Wolfsburg and Schalke were also interested in you, so why did you prefer Leverkusen?

Sentimental reasons came into play. I had three wonderful seasons as a Leverkusen player [1999-2002] and they helped me to make my name in the game, to establish myself in the German side and reach the Champions League final, which we lost to Real Madrid in 2002. I have nothing but good memories from my time here and was reminded of them constantly during the negotiations I had with club officials this summer.

Can Bayer Leverkusen challenge for the Bundesliga title this season?

I hope so. One key factor in my decision to return is they have massive potential. The squad is full of excellent young players, they play good attacking football and Jupp Heynckes is a fine and highly-experienced coach. Then you have the knowledge of Rudi Voller as technical director. I'm convinced everything is in place here for success and even though Bayern Munich are the natural favourites for the Bundesliga, we are one of the few sides who can make life difficult for them.

Germany did well at this summer's World Cup without you, so do you expect to return to the side automatically for the Euro 2012 qualifier?

Not for one instant do I feel like a player in decline. Before being ruled out of the World Cup, I was at the heart of the national team and even though the boys played well in South Africa, I am not ready to throw in the towel. My motivation is still intact and once I've proved my fitness and form with Leverkusen, I want to return to the national team.

The critics say Germany can get by without you now.

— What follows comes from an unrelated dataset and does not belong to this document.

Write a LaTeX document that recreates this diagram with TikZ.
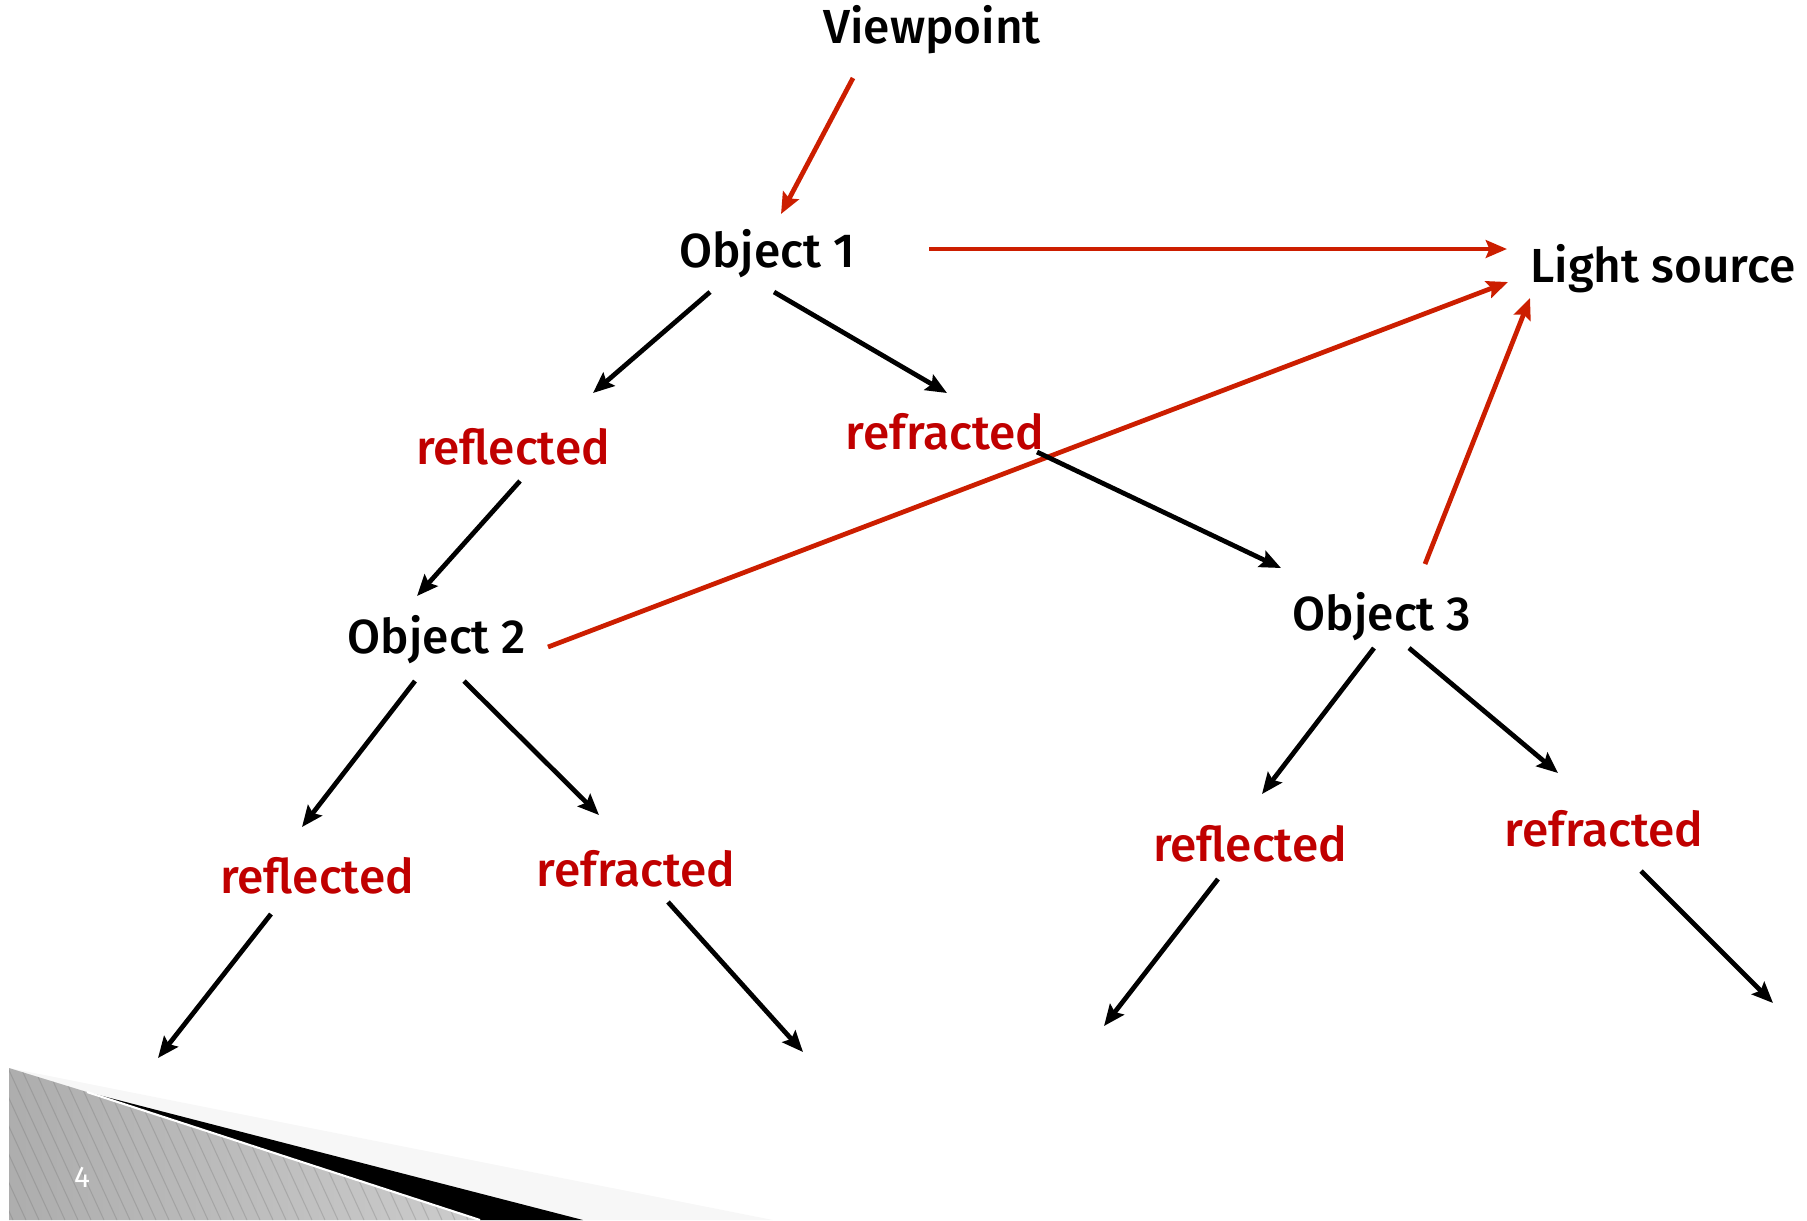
\documentclass[tikz,border=0pt]{standalone}
\usepackage{fontspec}
\setmainfont{Fira Sans}[UprightFont={* Medium}]
\newfontfamily\pagefont{Fira Sans}
\usetikzlibrary{arrows.meta, calc}
\definecolor{labelred}{RGB}{192,0,0}
\definecolor{rayred}{RGB}{204,30,0}
\tikzset{
	x=0.01cm, y=-0.01cm,
	every node/.style={inner sep=0pt, anchor=base, font=\fontsize{13.6}{16}\selectfont},
	obj/.style={text=black},
	ray/.style={text=labelred},
	hit/.style={draw=black, line width=1.35pt, -{Stealth[length=6pt,width=5pt,inset=1pt]}},
	shadow/.style={draw=rayred, line width=1.35pt, -{Stealth[length=6pt,width=5pt,inset=1pt]}}
}

\begin{document}
\begin{tikzpicture}
\useasboundingbox (0,0) rectangle (1807,1220);

% slide corner
\fill[black!3] (9,1068) -- (773,1220) -- (9,1220) -- cycle;
\fill[black] (87,1092) -- (583,1220) -- (480,1220) -- cycle;
\begin{scope}
\clip (9,1068) -- (87,1092) -- (480,1220) -- (9,1220) -- cycle;
\shade[left color=black!32, middle color=black!6, right color=black!20] (9,1068) rectangle (480,1220);
\foreach \i in {0,...,45} \draw[black!60, opacity=0.25, line width=0.3pt] (\i*13-70,1068) -- ++(70,152);
\end{scope}
\draw[white, line width=0.6pt] (87,1092) -- (480,1220);
\node[text=white, font=\pagefont\fontsize{8.5}{10}\selectfont, anchor=center] (pg) at (82,1177) {4};

\node[obj] (vp) at (932,43) {Viewpoint};
\node[obj] (o1) at (767,267) {Object 1};
\node[obj] (ls) at (1663,282) {Light source};
\node[ray] (rl1) at (513,464) {reflected};
\node[ray] (rr1) at (945,449) {refracted};
\node[obj] (o2) at (437,653) {Object 2};
\node[obj] (o3) at (1382,630) {Object 3};
\node[ray] (rl2) at (317,893) {reflected};
\node[ray] (rr2) at (636,886) {refracted};
\node[ray] (rl3) at (1250,861) {reflected};
\node[ray] (rr3) at (1604,846) {refracted};

\coordinate (e1) at (158,1058);
\coordinate (e2) at (803,1052);
\coordinate (e3) at (1104,1026);
\coordinate (e4) at (1773,1003);

\draw[shadow] ($(vp.base)+(-79,35)$) -- ($(o1.base)+(14,-53)$);
\draw[shadow] ($(o1.base)+(162,-18)$) -- ($(ls.base)+(-156,-33)$);
\draw[shadow] ($(o2.base)+(111,-6)$) -- ($(ls.base)+(-155,0)$);
\draw[shadow] ($(o3.base)+(43,-66)$) -- ($(ls.base)+(-133,16)$);

\draw[hit] ($(o1.base)+(-57,25)$) -- ($(rl1.base)+(80,-71)$);
\draw[hit] ($(o1.base)+(7,25)$) -- ($(rr1.base)+(2,-56)$);
\draw[hit] ($(rl1.base)+(7,17)$) -- ($(o2.base)+(-20,-57)$);
\draw[hit] ($(rr1.base)+(92,3)$) -- ($(o3.base)+(-101,-62)$);
\draw[hit] ($(o2.base)+(-22,28)$) -- ($(rl2.base)+(-15,-66)$);
\draw[hit] ($(o2.base)+(27,28)$) -- ($(rr2.base)+(-37,-71)$);
\draw[hit] ($(rl2.base)+(-46,21)$) -- (e1);
\draw[hit] ($(rr2.base)+(32,16)$) -- (e2);
\draw[hit] ($(o3.base)+(-8,18)$) -- ($(rl3.base)+(12,-67)$);
\draw[hit] ($(o3.base)+(27,18)$) -- ($(rr3.base)+(-46,-73)$);
\draw[hit] ($(rl3.base)+(-32,18)$) -- (e3);
\draw[hit] ($(rr3.base)+(37,25)$) -- (e4);
\end{tikzpicture}
\end{document}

How do you respond?

Critics will always look for targets. You get used to it, but it was disappointing to see people writing me off while I was out injured. I couldn't get out on the pitch and prove them wrong. I'll be able to set the record straight very soon. I've come through a tough few months, but I'm determined to bounce back.

There are suggestions that Germany's World Cup captain Philipp Lahm is unhappy at the prospect of handing back the armband to you for the Euro 2012 campaign. How do you view this story?

For me, the matter is clear. I'm the captain of Germany and intend to take on the role again when I'm fit. I can't wait to lead Germany into the Euro 2012 qualifiers and make a success of it. I believe in myself as the captain and think I've the personality to do it.

Did Lahm's comments that you are not welcome back as captain annoy you?

Philipp's remarks were not warranted, even though the timing of his remarks was unfortunate because I was out injured and could not mount my own defence. Still, players can't tell the coach where to pick them and the same applies to the captaincy. You have to respect the hierarchy and when we next meet up, I will talk the matter over with Philipp.